SUGGESTING there is still plenty of energy left in the UK housing market, figures out yesterday morning indicate whilst houses dropped on average in September, overall the market is performing to forecasts for 2018 and that average annualised growth is still evident.

The latest house price index from one of the UK’s biggest lenders, Halifax, points to an annual rate of house price growth at 2.5 per cent in September, although prices on average dropped by 1.4 per cent on the previous month, leaving the average property price standing at £225,995.

But beneath the relatively sanguine overall picture, the disparity between regional markets is becoming ever more evident.

Brian Murphy, Head of Lending for Mortgage Advice Bureau observed that: “Although at topline level, whilst the market appears to be performing well within market expectations, the headline figure does somewhat mask what’s going on underneath.

“As has been the case since the start of 2018, a two-tier market is still very much in place, with areas such as the East and West Midlands and Yorkshire and the Humber seeing very buoyant markets with some deals being agreed within weeks, if not days.

“However, in London and its commuter belt, most discretionary movers are currently taking a ‘wait and see’ approach in terms of the current economic and political climate, leaving only those for whom a move is essential to transact. This is impacting both stock levels and prices.”

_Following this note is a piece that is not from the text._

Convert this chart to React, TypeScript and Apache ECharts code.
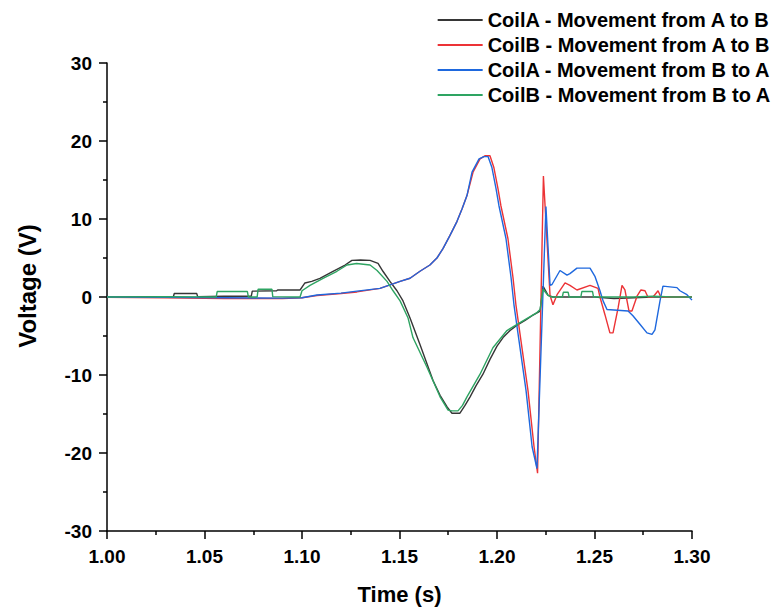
import React, { useEffect, useRef } from "react";
import * as echarts from "echarts";

const FONT = "'Liberation Sans', Arial, sans-serif";

const seriesNames = [
  "CoilA - Movement from A to B",
  "CoilB - Movement from A to B",
  "CoilA - Movement from B to A",
  "CoilB - Movement from B to A",
];
const seriesColors = ["#363636", "#ec3336", "#1e68de", "#2ea462"];

// CoilA - Movement from A to B (black)
const coilA_AB_t = [1.0, 1.02, 1.034, 1.0345, 1.046, 1.0465, 1.06, 1.074, 1.0745, 1.087, 1.0875, 1.099, 1.1015, 1.105, 1.1092, 1.1159, 1.1221, 1.1256, 1.13, 1.1349, 1.139, 1.1415, 1.1451, 1.1487, 1.1518, 1.1554, 1.1605, 1.1672, 1.1708, 1.1744, 1.1769, 1.181, 1.1836, 1.1862, 1.1892, 1.1928, 1.1964, 1.2, 1.2031, 1.2067, 1.2103, 1.2144, 1.218, 1.2221, 1.2236, 1.2262, 1.2287, 1.24, 1.25, 1.26, 1.27, 1.28, 1.29, 1.3];
const coilA_AB_v = [0.0, 0.05, 0.0, 0.45, 0.45, 0.05, 0.1, 0.1, 0.75, 0.8, 0.9, 0.9, 1.8, 2.0, 2.4, 3.3, 4.1, 4.7, 4.75, 4.7, 4.3, 3.3, 2.0, 0.8, -0.5, -2.7, -6.1, -10.7, -12.6, -14.1, -14.9, -14.9, -13.9, -12.8, -11.4, -9.9, -8.0, -6.3, -5.2, -4.3, -3.6, -3.0, -2.4, -1.8, 1.4, 0.2, 0.0, 0.0, 0.0, -0.2, -0.1, 0.0, 0.0, 0.0];

// CoilB - Movement from A to B (red)
const coilB_AB_t = [1.0, 1.03, 1.06, 1.09, 1.1, 1.1077, 1.12, 1.1282, 1.14, 1.1503, 1.1554, 1.1605, 1.1656, 1.1692, 1.1723, 1.1759, 1.1795, 1.1821, 1.1846, 1.1877, 1.1913, 1.1938, 1.1964, 1.1984, 1.2005, 1.202, 1.2056, 1.2082, 1.2097, 1.2159, 1.219, 1.2208, 1.2238, 1.2272, 1.2287, 1.2308, 1.2349, 1.2374, 1.241, 1.2477, 1.2518, 1.2528, 1.2554, 1.2579, 1.2595, 1.2621, 1.2641, 1.2656, 1.2677, 1.2692, 1.2718, 1.2738, 1.2759, 1.2774, 1.28, 1.2826, 1.284, 1.29, 1.3];
const coilB_AB_v = [-0.05, -0.1, -0.2, -0.2, -0.1, 0.2, 0.45, 0.65, 1.1, 2.0, 2.4, 3.3, 4.1, 5.0, 6.2, 7.9, 9.7, 11.3, 13.0, 16.0, 17.7, 18.1, 18.1, 16.6, 13.9, 11.7, 7.5, 2.5, -1.0, -12.0, -19.2, -22.6, 15.5, 0.2, -1.0, 0.3, 1.8, 1.5, 0.9, 1.5, 1.1, 0.0, -2.3, -4.6, -4.6, -1.4, 1.5, 0.9, -1.8, -1.8, 0.1, 0.9, 0.8, 0.0, 0.0, 0.8, 0.0, 0.0, 0.0];

// CoilA - Movement from B to A (blue)
const coilA_BA_t = [1.0, 1.03, 1.06, 1.09, 1.1, 1.1077, 1.12, 1.1282, 1.14, 1.1503, 1.1554, 1.1605, 1.1656, 1.1692, 1.1723, 1.1759, 1.1795, 1.1821, 1.1846, 1.1872, 1.1908, 1.1933, 1.1954, 1.1974, 1.1995, 1.201, 1.2046, 1.2072, 1.2087, 1.2149, 1.218, 1.2205, 1.2251, 1.2272, 1.2282, 1.2323, 1.2359, 1.2374, 1.241, 1.2477, 1.2503, 1.2528, 1.2544, 1.2564, 1.2672, 1.2697, 1.2733, 1.2769, 1.2795, 1.281, 1.2836, 1.2851, 1.2923, 1.2938, 1.2974, 1.3];
const coilA_BA_v = [0.0, -0.05, -0.1, -0.15, -0.1, 0.25, 0.5, 0.76, 1.1, 2.0, 2.4, 3.3, 4.1, 5.0, 6.2, 7.9, 9.7, 11.3, 13.0, 16.0, 17.7, 18.0, 18.0, 16.6, 13.9, 11.7, 7.5, 2.5, -1.0, -12.0, -19.2, -22.0, 11.6, 1.5, 1.6, 3.4, 2.8, 3.0, 3.7, 3.7, 2.6, 0.8, -0.5, -1.6, -1.8, -2.4, -3.5, -4.6, -4.8, -4.2, -0.5, 1.4, 1.2, 0.8, 0.3, -0.4];

// CoilB - Movement from B to A (green)
const coilB_BA_t = [1.0, 1.03, 1.056, 1.0565, 1.072, 1.0725, 1.077, 1.0775, 1.0846, 1.085, 1.099, 1.1, 1.1041, 1.1108, 1.1179, 1.1231, 1.128, 1.1349, 1.1385, 1.1436, 1.1467, 1.1503, 1.1544, 1.1569, 1.1641, 1.1708, 1.1749, 1.1769, 1.18, 1.1823, 1.1846, 1.1913, 1.1979, 1.2051, 1.2133, 1.2205, 1.2221, 1.2236, 1.2262, 1.228, 1.2335, 1.234, 1.2365, 1.237, 1.243, 1.2435, 1.249, 1.2495, 1.26, 1.27, 1.28, 1.29, 1.3];
const coilB_BA_v = [0.0, 0.05, 0.0, 0.7, 0.7, 0.0, 0.0, 1.0, 1.0, 0.05, 0.0, 0.8, 1.5, 2.4, 3.3, 4.1, 4.3, 4.1, 3.4, 2.0, 0.8, -0.5, -2.7, -5.2, -9.0, -12.8, -14.5, -14.6, -14.6, -13.9, -12.8, -9.9, -6.5, -4.3, -3.05, -2.0, -1.6, 1.0, 0.2, 0.0, 0.0, 0.6, 0.6, 0.0, 0.0, 0.7, 0.7, 0.0, 0.0, 0.0, 0.1, 0.0, 0.0];

const seriesTimes = [coilA_AB_t, coilB_AB_t, coilA_BA_t, coilB_BA_t];
const seriesValues = [coilA_AB_v, coilB_AB_v, coilA_BA_v, coilB_BA_v];

const xTickMin = 1.0;
const xTickMax = 1.3;
const xTickStep = 0.05;
const yTickMin = -30;
const yTickMax = 30;
const yTickStep = 10;

export default function App() {
  const ref = useRef<HTMLDivElement>(null);
  useEffect(() => {
    if (!ref.current) return;
    const chart = echarts.init(ref.current, null, { renderer: "svg" });
    const axisText = { fontFamily: FONT, fontWeight: "bold", fontSize: 19, color: "#000" };
    const lineStyle = { color: "#000", width: 1.5 };
    chart.setOption({
      animation: false,
      backgroundColor: "#fff",
      grid: { left: 107, right: 82, top: 63, bottom: 75 },
      legend: {
        orient: "vertical",
        right: 3,
        top: 10,
        padding: 0,
        itemWidth: 45,
        itemHeight: 2,
        itemGap: 5,
        icon: "rect",
        data: seriesNames,
        textStyle: { fontFamily: FONT, fontWeight: "bold", fontSize: 20, color: "#000" },
      },
      xAxis: {
        type: "value",
        min: xTickMin,
        max: xTickMax,
        interval: xTickStep,
        name: "Time (s)",
        nameLocation: "middle",
        nameGap: 52,
        nameTextStyle: { fontFamily: FONT, fontWeight: "bold", fontSize: 22, color: "#000" },
        axisLine: { onZero: false, lineStyle },
        axisTick: { length: 8, lineStyle },
        minorTick: { show: true, splitNumber: 2, length: 4, lineStyle },
        splitLine: { show: false },
        axisLabel: { ...axisText, margin: 16, formatter: (v: number) => v.toFixed(2) },
      },
      yAxis: {
        type: "value",
        min: yTickMin,
        max: yTickMax,
        interval: yTickStep,
        name: "Voltage (V)",
        nameLocation: "middle",
        nameGap: 68,
        nameTextStyle: {
          fontFamily: FONT,
          fontWeight: "bold",
          fontSize: 24,
          color: "#000",
          padding: [0, 0, 0, 22],
        },
        axisLine: { show: true, onZero: false, lineStyle },
        axisTick: { show: true, length: 8, lineStyle },
        minorTick: { show: true, splitNumber: 2, length: 4, lineStyle },
        splitLine: { show: false },
        axisLabel: { ...axisText, margin: 15 },
      },
      series: seriesNames.map((name, i) => ({
        name,
        type: "line",
        showSymbol: false,
        symbol: "none",
        color: seriesColors[i],
        lineStyle: { width: 1.4, color: seriesColors[i] },
        data: seriesTimes[i].map((t, j) => [t, seriesValues[i][j]]),
      })),
    });
    return () => chart.dispose();
  }, []);
  return (
    <div
      ref={ref}
      style={{ position: "fixed", left: 0, top: 0, width: 774, height: 610 }}
    />
  );
}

Jeremy Leaf, north London estate agent and a former RICS residential chairman, is similarly cautious and added: “After last month’s rather mixed bag, there is still no clear direction with house price growth continuing to slow.

“Sluggish transactional activity is bad for the property market but much worse for the economy. On the ground, sellers have not shrugged off Brexit concerns to put their properties on the market to sell in sufficient numbers to make a difference.

“However, buyer interest has improved in what remains more of a needs-driven market since people return from a protracted summer break.”

However, others are slightly more upbeat about yesterday’s report. Mike Scott, chief property analyst at online estate agent Yopa said of the monthly drop in average property price: “This is likely to be a short-term blip, since the annual rate of growth is still 2.5 per cent, and other housing market indicators are looking positive.